Baby Steps

imageThere is a gospel singer I listened to when I was young, who expressed his life motto, oh way back in the 1990’s. I believe he got it from his Pentacostal preacher father. He said, “Do the next right thing.”  Apparently the saying has been a widely used phrase for a very long time. Martin Luther King Jr., Mark Twain, Winston Churchill, who knows who originated the words? The Stoics probably mentioned it 2,000 years ago. (http://www.bakadesuyo.com/2016/09/ancient-wisdom/)

It seems wise on its face. You know, better than, “Do the next dirty, rotten, scandalous thing you can think of.” I have a little issue with this saying because sometimes the next right thing, isn’t MY thing. I believe it is easy to get down a track of doing the wrong “right” stuff.
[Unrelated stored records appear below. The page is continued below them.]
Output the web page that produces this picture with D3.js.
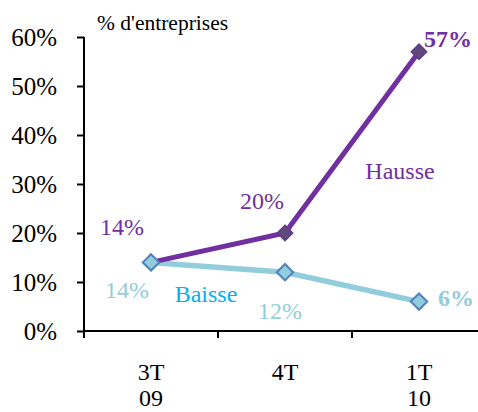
<!DOCTYPE html>
<html>
<head>
<meta charset="utf-8">
<script src="https://cdn.jsdelivr.net/npm/d3@7"></script>
<style>
  body { margin: 0; background: #fff; }
  svg text { font-family: "Liberation Serif", "Times New Roman", serif !important; }
</style>
</head>
<body>
<svg id="chart" width="478" height="412"></svg>
<script>
// Data
const periods = [['3T', '09'], ['4T', ''], ['1T', '10']];
const hausse = [14, 20, 57];
const baisse = [14, 12, 6];
const yTicks = [0, 10, 20, 30, 40, 50, 60];

const svg = d3.select('#chart');
const margin = { left: 84, top: 37, bottom: 81 };
const height = 412;

const x = d3.scaleBand()
  .domain(d3.range(periods.length))
  .range([margin.left, margin.left + 134 * periods.length]);

const y = d3.scaleLinear()
  .domain([0, 60])
  .range([height - margin.bottom, margin.top]);

// Y axis
const yAxis = svg.append('g')
  .attr('transform', `translate(${margin.left},0)`)
  .call(d3.axisLeft(y).tickValues(yTicks).tickSize(7).tickPadding(20).tickFormat(d => d + '%'));
yAxis.attr('font-family', null).attr('font-size', null);
yAxis.select('.domain').attr('stroke-width', 2).attr('d', `M0,${y(60)}V${y(0)}`);
yAxis.selectAll('.tick line').attr('stroke-width', 2);
yAxis.selectAll('.tick text')
  .attr('font-size', 25)
  .attr('dy', '0.34em')
  .attr('fill', '#000');

// X axis (ticks at category boundaries)
const bounds = d3.range(periods.length + 1).map(i => margin.left + i * x.bandwidth());
svg.append('line')
  .attr('x1', margin.left).attr('x2', 478)
  .attr('y1', y(0)).attr('y2', y(0))
  .attr('stroke', '#000').attr('stroke-width', 2);
svg.selectAll('.xtick')
  .data(bounds)
  .enter().append('line')
  .attr('x1', d => d).attr('x2', d => d)
  .attr('y1', y(0)).attr('y2', y(0) + 7)
  .attr('stroke', '#000').attr('stroke-width', 2);

const xLab = svg.selectAll('.xlab')
  .data(periods)
  .enter().append('text')
  .attr('text-anchor', 'middle')
  .attr('font-size', 24)
  .attr('fill', '#000');
xLab.append('tspan')
  .attr('x', (d, i) => x(i) + x.bandwidth() / 2)
  .attr('y', 380)
  .text(d => d[0]);
xLab.append('tspan')
  .attr('x', (d, i) => x(i) + x.bandwidth() / 2)
  .attr('y', 406)
  .text(d => d[1]);

// Unit label
svg.append('text')
  .attr('x', 97).attr('y', 30)
  .attr('font-size', 21.5)
  .text("% d'entreprises");

const cx = i => x(i) + x.bandwidth() / 2;
const line = d3.line().x((d, i) => cx(i)).y(d => y(d));

// Baisse series
svg.append('path')
  .datum(baisse)
  .attr('d', line)
  .attr('fill', 'none')
  .attr('stroke', '#92CDDC')
  .attr('stroke-width', 5.5);

// Hausse series
svg.append('path')
  .datum(hausse)
  .attr('d', line)
  .attr('fill', 'none')
  .attr('stroke', '#7030A0')
  .attr('stroke-width', 5);

const diamond = d3.symbol().type(d3.symbolDiamond2);

svg.selectAll('.mh')
  .data(hausse)
  .enter().append('path')
  .attr('d', diamond.size(150))
  .attr('transform', (d, i) => `translate(${cx(i)},${y(d)})`)
  .attr('fill', '#604A7B')
  .attr('stroke', '#5F3C86')
  .attr('stroke-width', 1.5);

svg.selectAll('.mb')
  .data(baisse)
  .enter().append('path')
  .attr('d', diamond.size(170))
  .attr('transform', (d, i) => `translate(${cx(i)},${y(d)})`)
  .attr('fill', '#92CDDC')
  .attr('stroke', '#4F81BD')
  .attr('stroke-width', 2);

// Value labels: [dx, dy, bold]
const hausseLab = [[-29, -27, false], [-23, -24, false], [29, -5, true]];
const baisseLab = [[-24, 36, false], [-5, 47, false], [37, 4, true]];

svg.selectAll('.lh')
  .data(hausse)
  .enter().append('text')
  .attr('x', (d, i) => cx(i) + hausseLab[i][0])
  .attr('y', (d, i) => y(d) + hausseLab[i][1])
  .attr('text-anchor', 'middle')
  .attr('font-size', 24)
  .attr('font-weight', (d, i) => hausseLab[i][2] ? 'bold' : 'normal')
  .attr('fill', '#7030A0')
  .text(d => d + '%');

svg.selectAll('.lb')
  .data(baisse)
  .enter().append('text')
  .attr('x', (d, i) => cx(i) + baisseLab[i][0])
  .attr('y', (d, i) => y(d) + baisseLab[i][1])
  .attr('text-anchor', 'middle')
  .attr('font-size', 24)
  .attr('font-weight', (d, i) => baisseLab[i][2] ? 'bold' : 'normal')
  .attr('fill', '#92CDDC')
  .text(d => d + '%');

// Series names
svg.append('text')
  .attr('x', 400).attr('y', 179)
  .attr('text-anchor', 'middle')
  .attr('font-size', 24)
  .attr('fill', '#7030A0')
  .text('Hausse');

svg.append('text')
  .attr('x', 206).attr('y', 302)
  .attr('text-anchor', 'middle')
  .attr('font-size', 24)
  .attr('fill', '#00B0F0')
  .text('Baisse');
</script>
</body>
</html>
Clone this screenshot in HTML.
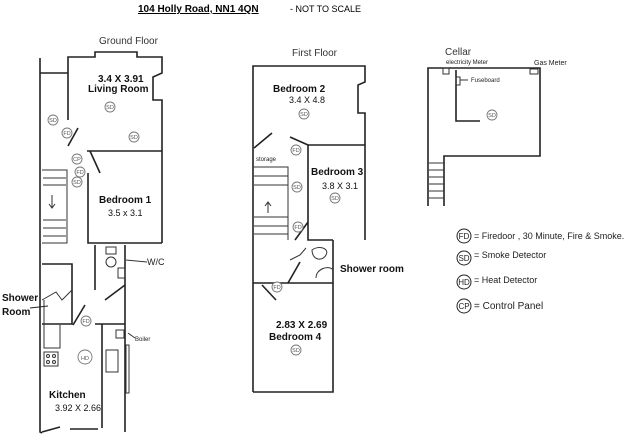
<!DOCTYPE html>
<html><head><meta charset="utf-8"><style>
html,body{margin:0;padding:0;background:#fff;}
svg{display:block;font-family:"Liberation Sans",sans-serif;}
.w{stroke:#222;stroke-width:1.6;fill:none;}
.t{stroke:#333;stroke-width:1;fill:none;}
.c{fill:#fff;stroke:#777;stroke-width:0.9;}
.ct{font-size:5.5px;fill:#555;text-anchor:middle;}
.b{font-weight:bold;font-size:10px;fill:#111;}
.s{font-size:9px;fill:#111;}
</style></head><body>
<svg width="640" height="440" viewBox="0 0 640 440">
<text x="138" y="12" font-size="10" font-weight="bold" text-decoration="underline">104 Holly Road, NN1 4QN</text>
<text x="290" y="12" font-size="9">- NOT TO SCALE</text>
<text x="99" y="44" font-size="10" fill="#333">Ground Floor</text>
<text x="292" y="56" font-size="10" fill="#333">First Floor</text>
<text x="445" y="55" font-size="10" fill="#333">Cellar</text>

<g class="w">
<path d="M40 58 L40 432 L42 433"/>
<path d="M68 120 L68 57 L95 57 L95 52 L137 52 L137 57 L162 57 L162 73 L153 77 L153 100 L162 100 L162 243"/>
<path d="M87 151 L162 151"/>
<path d="M40 73 L68 73"/>
<path d="M68 146 L78 128"/>
<path d="M88 173 L88 243 L162 243"/>
<path d="M90 151 L100 173"/>
<path d="M42 264 L72 264 L72 324 L42 324"/>
<path d="M95 245 L95 290"/>
<path d="M125 245 L125 432"/>
<path d="M102 324 L102 428"/>
<path d="M95 324 L125 324"/>
<path d="M73 325 L85 305"/>
<path d="M105 300 L125 285"/>
<path d="M42 432 L60 427"/>
<path d="M70 429 L98 429"/>
</g>
<g class="t">
<path d="M42 170 L67 170 L67 243 L42 243"/>
<path d="M43 178 L66 178 M43 185 L66 185 M43 220 L66 220 M43 228 L66 228 M43 236 L66 236"/>
<path d="M52 195 L52 208 M49 204 L52 208 L55 204"/>
<path d="M44 300 L44 348 L60 348 L60 325"/>
<rect x="44" y="352" width="14" height="14"/>
<circle cx="48" cy="356" r="1.5"/><circle cx="54" cy="356" r="1.5"/><circle cx="48" cy="362" r="1.5"/><circle cx="54" cy="362" r="1.5"/>
<path d="M42 300 L56 292 L62 300 L72 290"/>
<circle cx="111" cy="262" r="5"/><rect x="106" y="247" width="10" height="7"/>
<rect x="118" y="268" width="7" height="10"/>
<rect x="116" y="330" width="8" height="8"/>
<rect x="106" y="350" width="12" height="22"/>
<rect x="126" y="345" width="3" height="48"/>
<path d="M126 260 L147 262"/>
<path d="M128 333 L135 338"/>
</g>
<text x="147" y="265" font-size="9" fill="#222">W/C</text>
<text x="135" y="341" font-size="6" fill="#222">Boiler</text>
<text x="98" y="82" class="b" font-size="9">3.4 X 3.91</text>
<text x="88" y="92" class="b" font-size="9">Living Room</text>
<text x="99" y="203" class="b">Bedroom 1</text>
<text x="108" y="216" class="s">3.5 x 3.1</text>
<text x="2" y="301" class="b">Shower</text>
<text x="2" y="315" class="b">Room</text>
<path d="M30 308 L48 306" stroke="#222" stroke-width="1"/>
<text x="49" y="398" class="b">Kitchen</text>
<text x="55" y="411" class="s">3.92 X 2.66</text>

<g class="w">
<path d="M253 392 L253 66 L365 66 L365 82 L358 85 L358 113 L365 113 L365 240"/>
<path d="M308 145 L365 145"/>
<path d="M308 145 L308 240 L333 240"/>
<path d="M333 240 L333 392 L253 392"/>
<path d="M253 283 L333 283"/>
<path d="M254 148 L272 133"/>
<path d="M290 137 L308 145"/>
<path d="M308 222 L295 240"/>
<path d="M288 283 L300 262"/>
<path d="M262 285 L276 300"/>
</g>
<g class="t">
<path d="M253 167 L288 167 L288 240 M254 176 L288 176 M254 185 L288 185 M254 217 L288 217 M254 226 L288 226 M254 234 L288 234"/>
<path d="M268 202 L268 213 M265 206 L268 202 L271 206"/>
<path d="M290 260 L300 255 L306 248"/>
<path d="M312 250 C318 245 330 248 326 255 C322 262 312 260 312 250Z"/>
<path d="M316 278 C316 268 330 265 333 270"/>
</g>
<text x="256" y="161" font-size="6" fill="#222">storage</text>
<text x="273" y="92" class="b">Bedroom 2</text>
<text x="289" y="103" class="s">3.4 X 4.8</text>
<text x="311" y="175" class="b">Bedroom 3</text>
<text x="322" y="189" class="s">3.8 X 3.1</text>
<text x="340" y="272" class="b">Shower room</text>
<text x="276" y="328" class="b" font-size="9">2.83 X 2.69</text>
<text x="269" y="340" class="b">Bedroom 4</text>

<g class="w">
<path d="M428 206 L428 68 L540 68 L540 156 L444 156 L444 206"/>
<path d="M456 70 L456 121 L480 121"/>
</g>
<g class="t">
<path d="M429 163 L444 163 M429 170 L444 170 M429 177 L444 177 M429 184 L444 184 M429 191 L444 191 M429 198 L444 198"/>
<rect x="443" y="68" width="6" height="6"/><rect x="530" y="69" width="8" height="5"/><rect x="456" y="77" width="4" height="8"/>
<path d="M460 80 L468 80"/>
</g>
<text x="446" y="64" font-size="6" fill="#222">electricity Meter</text>
<text x="534" y="65" font-size="7" fill="#222">Gas Meter</text>
<text x="471" y="82" font-size="6" fill="#222">Fuseboard</text>

<g>
<circle class="c" cx="110" cy="107" r="5"/><text class="ct" x="110" y="109">SD</text>
<circle class="c" cx="53" cy="120" r="5"/><text class="ct" x="53" y="122">SD</text>
<circle class="c" cx="134" cy="137" r="5"/><text class="ct" x="134" y="139">SD</text>
<circle class="c" cx="77" cy="182" r="5"/><text class="ct" x="77" y="184">SD</text>
<circle class="c" cx="67" cy="133" r="5"/><text class="ct" x="67" y="135">FD</text>
<circle class="c" cx="80" cy="172" r="5"/><text class="ct" x="80" y="174">FD</text>
<circle class="c" cx="77" cy="159" r="5"/><text class="ct" x="77" y="161">CP</text>
<circle class="c" cx="86" cy="321" r="5"/><text class="ct" x="86" y="323">FD</text>
<circle class="c" cx="85" cy="357" r="7"/><text class="ct" x="85" y="360" font-size="8">HD</text>
<circle class="c" cx="304" cy="114" r="5"/><text class="ct" x="304" y="116">SD</text>
<circle class="c" cx="296" cy="150" r="5"/><text class="ct" x="296" y="152">FD</text>
<circle class="c" cx="297" cy="187" r="5"/><text class="ct" x="297" y="189">SD</text>
<circle class="c" cx="298" cy="227" r="5"/><text class="ct" x="298" y="229">FD</text>
<circle class="c" cx="335" cy="198" r="5"/><text class="ct" x="335" y="200">SD</text>
<circle class="c" cx="277" cy="287" r="5"/><text class="ct" x="277" y="289">FD</text>
<circle class="c" cx="296" cy="350" r="5"/><text class="ct" x="296" y="352">SD</text>
<circle class="c" cx="492" cy="115" r="5"/><text class="ct" x="492" y="117">SD</text>
</g>

<g font-size="9" fill="#222">
<circle cx="464" cy="236" r="7" fill="none" stroke="#222"/><text x="464" y="239" text-anchor="middle" font-size="8">FD</text>
<text x="474" y="239">= Firedoor , 30 Minute, Fire &amp; Smoke.</text>
<circle cx="464" cy="258" r="7" fill="none" stroke="#222"/><text x="464" y="261" text-anchor="middle" font-size="8">SD</text>
<text x="474" y="258">= Smoke Detector</text>
<circle cx="464" cy="282" r="7" fill="none" stroke="#222"/><text x="464" y="285" text-anchor="middle" font-size="8">HD</text>
<text x="474" y="283">= Heat Detector</text>
<circle cx="464" cy="306" r="7" fill="none" stroke="#222"/><text x="464" y="309" text-anchor="middle" font-size="8">CP</text>
<text x="474" y="309" font-size="10">= Control Panel</text>
</g>
</svg>
</body></html>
Okay, I’ll admit it, I have caused some major problems in my life while trying to “do the right thing.” Basically, the right thing is not always going to be the conventional, suitable, standard, or holy thing, so to speak. It may be, but it might not.
Each of us has to measure our steps according to the  time and space we find ourselves in. I’d guess many miss the point because I have been given some very bad conventional advice over the last year that I’ve had to fight off in my head. My favorite friends give me advice then say, “Oh hell, don’t listen to me, I haven’t been where you are.” Ideas and suggestions are great, but I have to make the final decisions, and live with the consequences.  I caught up a little bit on this singer’s life and I believe he eventually came to the same conclusions as I have.  Beautiful booming voice was also a functioning alcoholic for many years.  He is doing well now!  His wife writes a clever blog at www.babybloomr.com.  They have been married for 38 years and she said on her first page, “it’s hard for me to say that with a straight face.”

Although it’s totally gross if you think about it, I like the elephant saying better. “How do you eat an elephant? One bite at a time.” To me the elephant analogy makes us define it first. What is the big picture purpose for the things I need to do next? What are my physical and emotional needs that must be met while facing this elephant? What confusion has this elephant caused in my spirit?

I like Ralph Waldo Emerson’s thought during the elephant meal:
“To finish the moment, to find the journey’s end in every step of the road, to live the greatest number of good hours, is wisdom…” Meaning, it’s not just finishing this elephant that is important,  but how I do so. That life doesn’t begin when the elephant is gone, but is led while eating. (Ugh, still gross.) Some say “life is a journey,” which is true, but isn’t it also the moments? The present day? The little things?

I love Thomas Merton, the Trappist Monk and writer. He speaks about the characteristics of present living. I haven’t read the whole book, so I’m not sure, but it seems to me that “drastic change,” suits the elephant analogy.

“In a time of drastic change one can be too preoccupied with what is ending or too obsessed with what seems to be beginning. In either case one loses touch with the present and with its obscure but dynamic possibilities. What really matters is openness, readiness, attention, courage to face risk. You do not need to know precisely what is happening, or exactly where it is all going. What you need is to recognize the possibilities and challenges offered by the present moment, and to embrace them with courage, faith, and hope. In such an event, courage is the authentic form taken by love.” (Thomas Merton, Conjectures of a Guilty Bystander)

Such encouragement! “Openness, readiness, attention, courage, faith, hope.” Seems more do-able than doing “the next right thing.” I’ll admit, I can’t always tell what that is anyway.  Meanwhile, I think I’ll go catch up on the healing journey of the Taff family.